Del mis modo, hay algo peculiar en las presentaciones. Se nos introducen de forma progresiva, pero resultan un parón en la narración; irrumpen, pero como función. Función más pictórica que narrativa, como si fueran una serie de retratos realizados durante años, donde cambian tanto aspecto como descripciones, haciéndolas más que presentaciones figuraciones; nos narran aquello que son a través de un cambio progresivo, renunciando al escaso realismo de los artificios narrativos.
Por eso el realismo es su mejor baza.
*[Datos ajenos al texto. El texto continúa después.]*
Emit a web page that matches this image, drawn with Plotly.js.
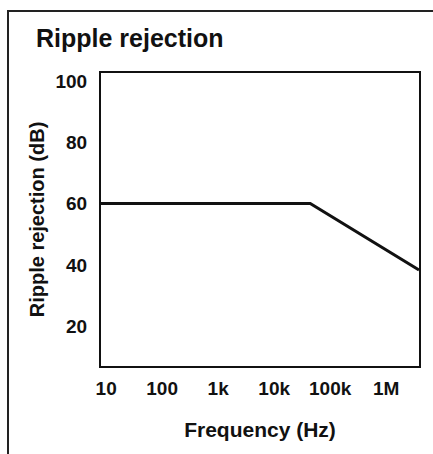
<!DOCTYPE html>
<html>
<head>
<meta charset="utf-8">
<script src="https://cdn.plot.ly/plotly-3.0.1.min.js"></script>
<style>
html,body{margin:0;padding:0;background:#fff;}
#wrap{position:relative;width:433px;height:454px;overflow:hidden;}
#frame{position:absolute;left:7px;top:10px;width:440px;height:460px;border:2px solid #222;box-sizing:border-box;pointer-events:none;}
#chart{position:absolute;left:0;top:0;width:433px;height:454px;}
</style>
</head>
<body>
<div id="wrap">
<div id="chart"></div>
<div id="frame"></div>
</div>
<script>
// Data
const frequencyHz = [8.1, 44000, 3850000];
const rippleRejectionDb = [60, 60, 38.3];
const xTickVals = [10, 100, 1000, 10000, 100000, 1000000];
const xTickText = ['10', '100', '1k', '10k', '100k', '1M'];
const yTickVals = [20, 40, 60, 80, 100];

const fontFam = 'Arial, "Liberation Sans", sans-serif';

const trace = {
  x: frequencyHz,
  y: rippleRejectionDb,
  type: 'scatter',
  mode: 'lines',
  line: {color: '#111', width: 3},
  hoverinfo: 'skip'
};

const layout = {
  width: 433,
  height: 454,
  margin: {l: 101, r: 14, t: 73, b: 88},
  paper_bgcolor: '#fff',
  plot_bgcolor: '#fff',
  showlegend: false,
  font: {family: fontFam, color: '#111', size: 19, weight: 'bold'},
  title: {
    text: 'Ripple rejection',
    font: {family: fontFam, size: 25, color: '#111', weight: 'bold'},
    xref: 'container', yref: 'container',
    x: 36/433, xanchor: 'left',
    y: 1 - 38/454, yanchor: 'middle'
  },
  xaxis: {
    type: 'log',
    range: [Math.log10(8.1), Math.log10(3850000)],
    tickvals: xTickVals,
    ticktext: xTickText,
    ticks: '',
    showgrid: false,
    zeroline: false,
    showline: true,
    mirror: true,
    linecolor: '#111',
    linewidth: 2,
    ticklabelstandoff: 4,
    tickfont: {family: fontFam, size: 19, color: '#111', weight: 'bold'},
    title: {text: 'Frequency (Hz)', standoff: 25, font: {family: fontFam, size: 21, color: '#111', weight: 'bold'}},
    automargin: false,
    fixedrange: true
  },
  yaxis: {
    range: [7.0, 102.6],
    tickvals: yTickVals,
    ticks: '',
    showgrid: false,
    zeroline: false,
    showline: true,
    mirror: true,
    linecolor: '#111',
    linewidth: 2,
    ticklabelstandoff: 8,
    tickfont: {family: fontFam, size: 19, color: '#111', weight: 'bold'},
    title: {text: 'Ripple rejection (dB)', standoff: 5, font: {family: fontFam, size: 20, color: '#111', weight: 'bold'}},
    automargin: false,
    fixedrange: true
  }
};

Plotly.newPlot('chart', [trace], layout, {staticPlot: true, displayModeBar: false});
</script>
</body>
</html>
No realismo entendido como representación real tal cual es, hecho imposible de facto, sino asumido como re-interpretación de lo real: hay decisiones incoherentes, actos sin consecuencias, palabras cercenadas de lógica. No hay un orden aparente por el cual ocurren las cosas. No lo hay porque tampoco en la realidad lo hay, ni las personas siempre somos coherentes, ni nuestros actos tienen consecuencias; el caos reina el mundo, por eso el encuentro cabe siempre en el viaje. Bien es cierto que al final descubren un sueño común, que además ha sido orquestado en su ausencia —lo cual tampoco significa que haya una inteligencia ordenadora, sino lo contrario: el propio Ortiz desaparece como artífice del texto, o aparece: al situarse como personaje que disfruta del sueño común, disimula su intervención — , pero incluso entonces siguen sin tener mayor razón para estar juntos: son amigos por, en el momento adecuado, haberse encontrado: he ahí el fruto de la fortuna.
Cenizas no es sólo oda a la amistad, sino también al carácter imprevisible de la misma: un viaje puede servir tanto para adentrarse en la muerte perpetua, acabar en nada, o para encontrarse en la muerte renacido, resurgir como ave fenix de las cenizas. Toda amistad, como toda existencia, es un viaje, por eso siempre está camino de la pira esperando ser fenix o morir en el intento.